Cinéma : A l'Affiche «Half Moon» : la face cachée du Kurdistan nomade


Par Gérard LEFORT, mercredi 11 juillet 2007

Half Moon (Nimewang) de Bahman Ghobadi avec Ismail Ghaffai, Allahmorad Rashtiyaniâ 1h47.

Le retour d'exil d'un célèbre musicien kurde irakien et de ses dix fils.

Mamo est un vieil homme. Avec ses fils, il entreprend un long voyage qui pourrait bien être le dernier. Tous embarqués dans un bus antique sur des routes tracées au Moyen Age.
«Quelque part», le mot est faible. Puisque l'approximation géographique est un guide aveugle dans ce nouveau film de Bahman Ghobadi qui joue à saute frontière entre l'Iran, l'Irak, la Turquie et la Syrie. Autant dire en terre kurde, territoire rendu flottant par les guerres régionales, radeau de montagnes et de vallées pierreuses où quelques milliers de naufragés kurdes (ou ce qu'il en reste après leurs gazages massifs par les troupes de Saddam Hussein) bricolent leur idée de nation virtuelle.

Fil rouge. Il semble que la musique joue un rôle essentiel dans leur solidarité. C'est le sujet majeur de Half Moon, c'était déjà un fil rouge dans les précédents films de Ghobadi (dont, explicitement, dès son titre, les Chants du pays de ma mère , 2002). Mamo (Ismail Ghaffai) est en effet un musicien de grand renommée qui pendant les 35 ans que dura la dictature de Saddam Hussein fut interdit de concert en Irak et s'exila en Iran. L'interdit ayant disparu avec la chute du tyran, Kao (Allahmorad Rashtiyani), un de ses fans, décide d'entraîner Mamo vers un récital en terre natale, côté irakien, en compagnie de ses dix fils qui sont aussi ses musiciens accompagnateurs. Au début, ça ressemble à une virée festive à la façon d'une comédie à l'italienne transplantée au Kurdistan : rires et chansons, trognes inouïes et foutus caractères.

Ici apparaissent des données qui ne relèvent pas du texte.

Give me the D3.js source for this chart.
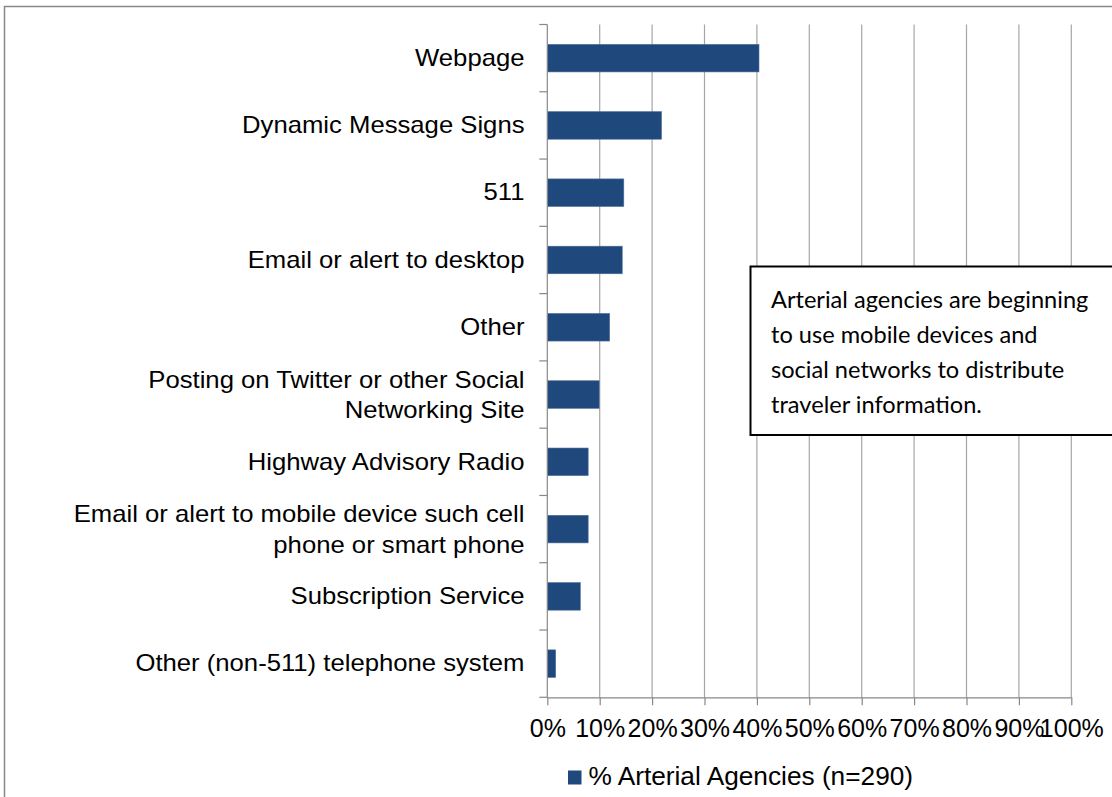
<!DOCTYPE html>
<html><head><meta charset="utf-8">
<script src="https://cdn.jsdelivr.net/npm/d3@7"></script>
<style>
html,body{margin:0;padding:0;background:#fff;}
svg{display:block;}
</style></head>
<body>
<svg id="chart" width="1112" height="797"></svg>
<script>
const categories = [
  "Webpage",
  "Dynamic Message Signs",
  "511",
  "Email or alert to desktop",
  "Other",
  "Posting on Twitter or other Social|Networking Site",
  "Highway Advisory Radio",
  "Email or alert to mobile device such cell|phone or smart phone",
  "Subscription Service",
  "Other (non-511) telephone system"
];
const values = [40.4, 21.8, 14.6, 14.3, 11.9, 9.9, 7.8, 7.8, 6.3, 1.6];
const xTicks = [0, 10, 20, 30, 40, 50, 60, 70, 80, 90, 100];
const seriesName = "% Arterial Agencies (n=290)";
const noteLines = [
  "Arterial agencies are beginning",
  "to use mobile devices and",
  "social networks to distribute",
  "traveler information."
];

(function(){
const svg = d3.select("#chart");
const barColor = "#1f497d";
const pL = 547.3, pR = 1071.3, pT = 24.5, pB = 697.3;
const font = "'Liberation Sans', Arial, sans-serif";

// outer frame
svg.append("rect").attr("x", 4.5).attr("y", 6.5).attr("width", 1200).attr("height", 900)
  .attr("fill", "none").attr("stroke", "#888").attr("stroke-width", 1.5);

const x = d3.scaleLinear().domain([0, 100]).range([pL, pR]);
const y = d3.scaleBand().domain(categories).range([pT, pB]).paddingInner(0.59).paddingOuter(0.295);
const yb = d3.scaleBand().domain(categories).range([pT, pB]);

// gridlines
svg.append("g").selectAll("line").data(xTicks.slice(1)).join("line")
  .attr("x1", d => x(d)).attr("x2", d => x(d))
  .attr("y1", pT).attr("y2", pB)
  .attr("stroke", "#a6a6a6").attr("stroke-width", 1.2);

// bars
svg.append("g").selectAll("rect").data(values).join("rect")
  .attr("x", x(0))
  .attr("y", (d, i) => y(categories[i]))
  .attr("width", d => x(d) - x(0))
  .attr("height", y.bandwidth())
  .attr("fill", barColor)
  .attr("stroke", "#4f6f99").attr("stroke-width", 0.6);

// x axis
const xAxis = d3.axisBottom(x).tickValues(xTicks).tickFormat(d => d + "%").tickSize(8).tickSizeOuter(0);
const gx = svg.append("g").attr("transform", `translate(0,${pB})`).call(xAxis);
gx.select(".domain").attr("stroke", "#888").attr("stroke-width", 1.2);
gx.selectAll(".tick line").attr("stroke", "#888").attr("stroke-width", 1.2);
gx.selectAll(".tick text").attr("font-family", font)
  .attr("font-size", 25).attr("fill", "#000").attr("dy", null).attr("y", 39.5);

// y axis
const gy = svg.append("g").attr("transform", `translate(${pL},0)`);
gy.append("line").attr("x1", 0).attr("x2", 0).attr("y1", pT).attr("y2", pB)
  .attr("stroke", "#888").attr("stroke-width", 1.2);
const bounds = categories.map(c => yb(c)).concat([pB]);
gy.selectAll("line.tk").data(bounds).join("line").attr("class", "tk")
  .attr("x1", -8).attr("x2", 0).attr("y1", d => d).attr("y2", d => d)
  .attr("stroke", "#888").attr("stroke-width", 1.2);

const lab = svg.append("g").attr("transform", "translate(524.5,0) scale(1.07,1)")
  .attr("font-family", font)
  .attr("font-size", 24).attr("fill", "#000").attr("text-anchor", "end");
categories.forEach(c => {
  const lines = c.split("|");
  const cy = yb(c) + yb.bandwidth() / 2;
  const lh = 30.5;
  const t = lab.append("text").attr("x", 0);
  lines.forEach((l, j) => {
    t.append("tspan").attr("x", 0)
      .attr("y", cy + (j - (lines.length - 1) / 2) * lh + (lines.length > 1 ? 8.6 : 7.8))
      .text(l);
  });
});

// legend
svg.append("rect").attr("x", 568).attr("y", 770.5).attr("width", 13.5).attr("height", 14).attr("fill", barColor);
svg.append("g").attr("transform", "translate(588.5,785) scale(1.05,1)")
  .append("text").attr("x", 0).attr("y", 0)
  .attr("font-family", font).attr("font-size", 25).attr("fill", "#000")
  .text(seriesName);

// annotation box
svg.append("rect").attr("x", 750.5).attr("y", 266.5).attr("width", 420).attr("height", 168.5)
  .attr("fill", "#fff").attr("stroke", "#000").attr("stroke-width", 2);
const nt = svg.append("g").attr("font-family", "Lato, 'Open Sans', sans-serif").attr("font-size", 23.6).attr("fill", "#000");
noteLines.forEach((l, i) => {
  nt.append("text").attr("x", 771).attr("y", 308 + i * 35).text(l);
});
})();
</script>
</body></html>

Ulysse. On encaisse cependant quelques nid-de-poule sur la (fausse) route enchantée. Primo, la fille unique de Mamo qui, elle, est interdite de voyage. Parce qu'elle est une femme ? se demande-t-on de façon un peu trop réflexe. Pas vraiment. Cette fille de tempérament est en effet l'institutrice d'une école de campagne dont elle ne veut pas abandonner les élèves. On reconnaît à cette occasion le style narratif de Ghobadi qui n'a pas son pareil pour poser des questions dont les réponses ne sont jamais là où on les imaginait.

Ainsi du caractère censément allégorique de ce «voyage de retour», antienne légendaire aussi ancestrale que cette zone indo-européenne d'où nous procédons, au Kurdistan comme ici. Il y a de l'Ulysse dans le vieux Mamo et les incidents qui contrarient son retour rouvrent les souterrains d'une Odyssée où de nouveau le chant des sirènes (une très jeune Circée à la voix de magicienne) le dispute aux envies de meurtres de quelque cyclope moderne. Mais cette familiarité est sans cesse bousculée par des impromptus poétiques, autrement enjôleurs.

Half Moon 
est certes une parabole qui, à ce titre, s'écarte sans cesse du droit chemin. Ce qui tombe à pic dans un film où de poste frontière fermé en impasse, la ligne droite est toujours un zigzag. Mais c'est aussi un film parabolique au sens où l'on dit aujourd'hui d'une antenne qu'elle l'est. Les yeux tournés vers le ciel, Half Moon capte tout, et d'abord, par fidélité à son titre, la face cachée d'un monde : cette civilisation des Kurdes nomades, ses façons qui mêlent la politesse la plus exquise, le bonheur d'être ensemble à des bouffées de violence toutes aussi extrêmes, le malheur d'avoir à se supporter.

Téléphone. Mais Half Moon dévoile aussi la face visible et aveuglante de notre monde où il paraît tout à fait naturel qu'au beau milieu d'un cul-de-sac de caillasses surgisse de la poche un téléphone satellitaire, ou que le vieux Mamo s'en remette au GPS chargé sur l'ordinateur de son fils pour savoir vers où diriger ses pas. L'effet est autant comique que glaçant. Désormais où que tu sois, la musiquette d'un (insup-)portable viendra te sonner. N'était-ce que quelque chose de céleste flotte dans ce film hanté, une onde qui n'a rien à voir avec l'électronique. Sa vraie face cachée, sa face de «demi-lune» invisible et ensorcelée qui le nimbe.

Mamo voyage au bras de la mort. Il ne la craint, ni ne la respecte. Un de ses fils s'en inquiète. «Même la mort n'est pas un malheur» , lui répond Mamo, philosophe cassant mais encourageant.